Something I forgot to mention was the levelling system.
In a game like WoW, you level and get access to new areas that contain mobs and quests aimed at your new level, however, at the same time you lose a reason to play the lower level areas as they won't give the same rewards, and the content ceases to be challenging.
With GW2's system of dynamic delevelling, any content at or below your level remains challenging, and still gives rewards appropriate to your level, both gear drops (I was getting level 12 gear off level 2 mobs) and XP. That means that ultimately, once you've hit endgame there will be a
lot more content that is still rewarding to play, without having to wait for an expansion (and it also means that expansions can include content for all levels).
Also by preventing high level characters from
farming low level areas for items and mats, the game's AH becomes much more accessible to low level characters, as they become the only ones who can get low level gear drops, and are at no disadvantage when gathering mats for their level.

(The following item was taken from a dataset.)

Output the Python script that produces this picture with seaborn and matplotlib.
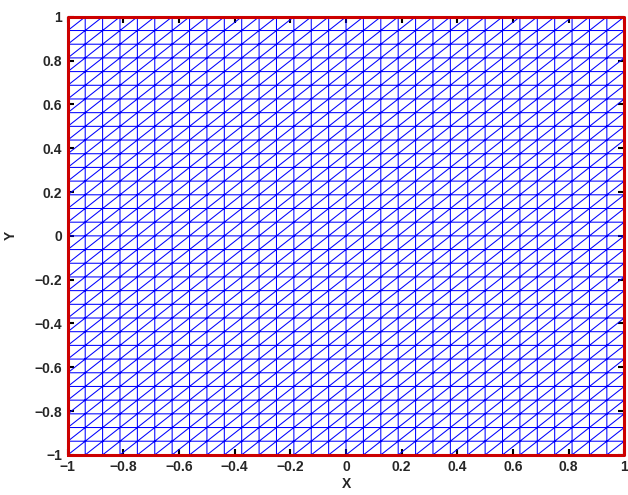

There are a couple of other nice choices that Arenanet made when developing GW2:
- Gathering nodes are instanced, so there's no competition for them and they can't become scarce through excessive numbers of players farming them. You can mine out a node and it'll vanish from your screen, but it'll still be there to the guy who followed you to it. This means that crafting mats, and gear made from them, will have constant availability that matches the server population.
- When you gather crafting mats, you can send them to your bank from anywhere, and they don't technically take up any space there, as each type of material goes into one huge stack. Because of this, you won't need bag space, or to travel to towns to vendor items, anywhere near as much as you do in WoW. You can also access your bank while at any crafting station saving travelling in town.
- While your gathering tools do wear out and will need to be replaced, you don't need to grind your way up through a gathering profession in order to collect high level mats. You just buy high enough level gathering tools (and they don't take up bag slots as they have slots on the character pane).
- Once you've learned a profession, you don't lose the skillpoints gained for it, when you swap to another profession. It just cost to swap, which scales in cost as your character levels.
- All gear drops, or items you no longer need can be salvaged, giving you another source of crafting mats. So long as you have salvaging kits on you, you can do this from anywhere (and again, send the salvaged mats to your bank from anywhere). If you can afford higher level salvaging kits, you even have a chance of getting back the enhancements that may be on gear, as well as rarer crafting mats.
- The fast travel system, like WoW's flight-points pre-cata, opens up waypoints once you've discovered them. However, unlike WoW, you don't need to be at a point to travel to another. You can teleport to any waypoint in your zone (that hasn't been taken over by mobs as part of the dynamic questing system ), from anywhere in that zone. You don't need a mount when you can get from anywhere to a town or city, instantly. Also, cities have portals to other cities (how many WoW players were happy to see those go?).
Little things like these make the game a lot more bearable, and really it all stems from one thing. The game is not subscription, and Arenanet, unlike Blizzard, don't need to make doing anything in the game take as long as possible, so as to waste as much of a subscriber's time as possible.
Fixing little things is something they may well have learned from the developers of EVE, who since they lost a lot of players after a badly thought out expansion, now have a team of people constantly working on 'little things', most of them suggested and voted upon by the players. An expansion consisting almost entirely of small fixes to long outstanding issues is what got EVE's customers to come back. A lot of small issues can add up to the point where the game becomes less bearable, and simply adding major new features and content while ignoring them, is a sign of poor development.
The one overwhelming impression I've got from playing the GW2 beta, is that the game really is incredibly polished, especially in comparison to WoW, but also when compared to most other games I've played (and that's a huge number of games).
I know where the money from my cancelled WoW subscription will be going.